OBJECTIVES: To evaluate a new alcohol-related risk score for research use.
DESIGN: Using data from a previously reported trial of a screening and education system for older adults (Computerized Alcohol-Related Problems Survey), secondary analyses were conducted comparing the ability of two different measures of risk to detect postintervention group differences: the original categorical outcome measure and a new, finely grained quantitative risk score based on the same research-based risk factors.
SETTING: Three primary care group practices in southern California.
PARTICIPANTS: Six hundred sixty-five patients aged 65 and older.

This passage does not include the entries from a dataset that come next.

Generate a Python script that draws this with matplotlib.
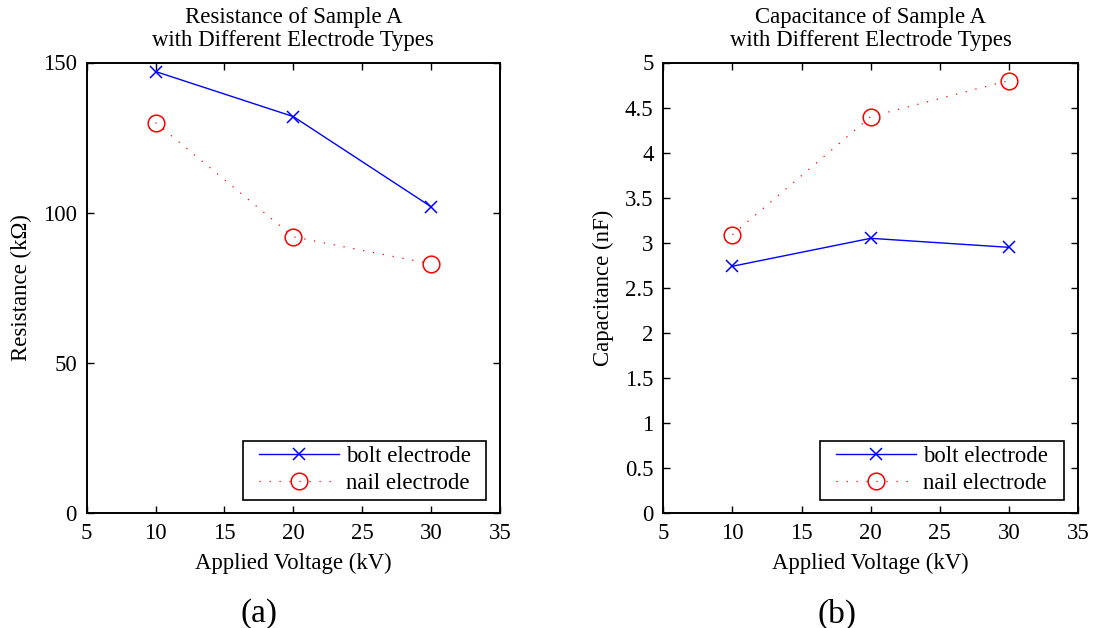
import matplotlib
matplotlib.use("Agg")
import matplotlib.pyplot as plt
from matplotlib.legend_handler import HandlerLine2D

plt.rcParams['font.family'] = ['Liberation Serif', 'DejaVu Serif']

voltage = [10, 20, 30]
res_bolt = [147, 132, 102]
res_nail = [130, 92, 83]
cap_bolt = [2.74, 3.05, 2.95]
cap_nail = [3.09, 4.40, 4.80]
series_names = ['bolt electrode', 'nail electrode']

xticks = [5, 10, 15, 20, 25, 30, 35]
res_yticks = [0, 50, 100, 150]
cap_yticks = [0, 0.5, 1, 1.5, 2, 2.5, 3, 3.5, 4, 4.5, 5]
cap_yticklabels = ['0', '0.5', '1', '1.5', '2', '2.5', '3', '3.5', '4', '4.5', '5']

W, H = 1097, 628
fig = plt.figure(figsize=(W / 100, H / 100), dpi=100)

FS = 16.4

def make_ax(left_px, right_px):
    top_px, bot_px = 62.5, 513.3
    return fig.add_axes([left_px / W, 1 - bot_px / H, (right_px - left_px) / W, (bot_px - top_px) / H])

def style(ax):
    ax.tick_params(direction='in', top=True, right=True, length=5, width=1,
                   labelsize=FS, pad=7)
    for s in ax.spines.values():
        s.set_linewidth(1.4)

def plot_pair(ax, bolt, nail):
    l1, = ax.plot(voltage, bolt, color='#0000ff', lw=1.0, marker='x', markersize=9,
                  markeredgewidth=1.1, label=series_names[0])
    l2, = ax.plot(voltage, nail, color='#ff0000', lw=0.9, linestyle=(0, (1, 7)),
                  marker='o', markersize=12, markerfacecolor='none', markeredgewidth=1.1,
                  label=series_names[1])
    hm = {l1: HandlerLine2D(xpad=0.45), l2: HandlerLine2D(xpad=0.45)}
    leg = ax.legend(handles=[l1, l2], handler_map=hm, loc='lower right', fontsize=FS,
                    bbox_to_anchor=(0.345, 0.0, 0.655, 1.0), mode='expand',
                    frameon=True, fancybox=False, edgecolor='black', framealpha=1,
                    handlelength=3.95, handletextpad=0.34, borderaxespad=0.6,
                    labelspacing=0.25, borderpad=0.25)
    leg.get_frame().set_linewidth(1.2)
    return leg

ax1 = make_ax(86.7, 500)
leg1 = plot_pair(ax1, res_bolt, res_nail)
ax1.set_xlim(5, 35)
ax1.set_ylim(0, 150)
ax1.set_xticks(xticks)
ax1.set_yticks(res_yticks)
style(ax1)
ax1.set_xlabel('Applied Voltage (kV)', fontsize=FS, labelpad=6)
ax1.set_ylabel('Resistance (k\u03a9)', fontsize=FS, labelpad=8)
ax1.set_title('Resistance of Sample A\nwith Different Electrode Types', fontsize=FS,
              pad=12, linespacing=1.1)

ax2 = make_ax(663.3, 1078)
leg2 = plot_pair(ax2, cap_bolt, cap_nail)
ax2.set_xlim(5, 35)
ax2.set_ylim(0, 5)
ax2.set_xticks(xticks)
ax2.set_yticks(cap_yticks)
ax2.set_yticklabels(cap_yticklabels)
style(ax2)
ax2.set_xlabel('Applied Voltage (kV)', fontsize=FS, labelpad=6)
ax2.set_ylabel('Capacitance (nF)', fontsize=FS, labelpad=8)
ax2.set_title('Capacitance of Sample A\nwith Different Electrode Types', fontsize=FS,
              pad=12, linespacing=1.1)

fig.text(259 / W, 1 - 614 / H, '(a)', fontsize=24, ha='center', va='center')
fig.text(837 / W, 1 - 614 / H, '(b)', fontsize=24, ha='center', va='center')

fig.savefig('out.png', dpi=100, facecolor='white')
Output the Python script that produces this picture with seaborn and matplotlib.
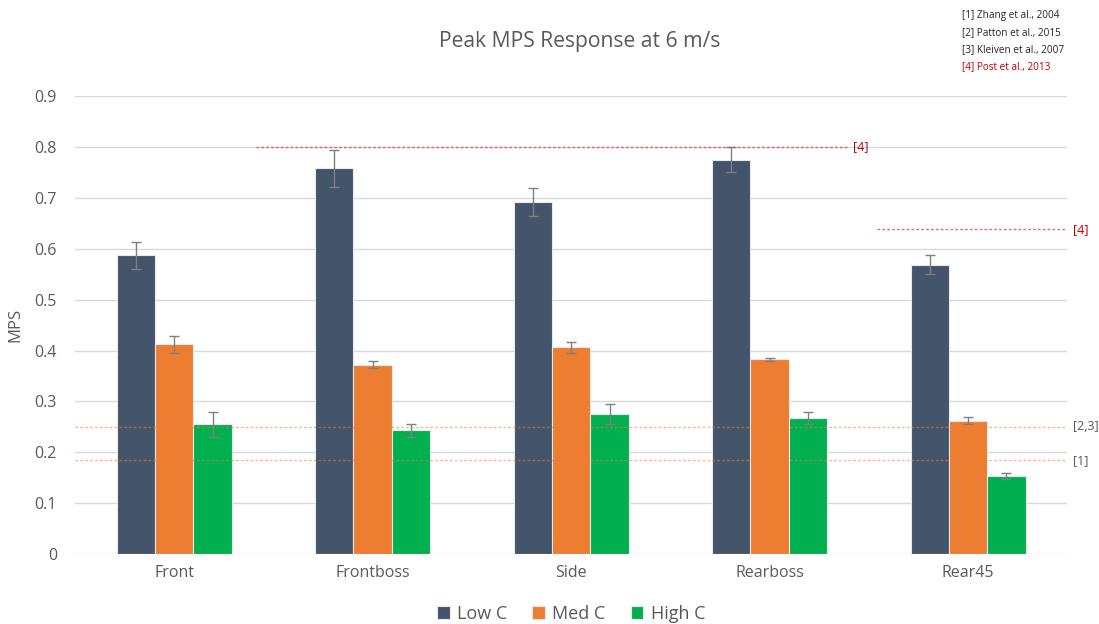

MEASUREMENTS: A previously calculated, three-level categorical classification of alcohol-related risk and a newly developed quantitative risk score.
RESULTS: Mean postintervention risk scores differed between the three experimental conditions: usual care, patient report, and combined report (P<.001). The difference between the combined report and usual care was significant (P<.001) and directly proportional to baseline risk. The three-level risk classification did not reveal approximately 57.3% of the intervention effect detected by the risk score. The risk score also was sufficiently sensitive to detect the intervention effect within the subset of hypertensive patients (n=112; P=.001).
CONCLUSION: As an outcome measure in intervention trials, the finely grained risk score is more sensitive than the trinary risk classification. The additional clinical value of the risk score relative to the categorical measure needs to be determined.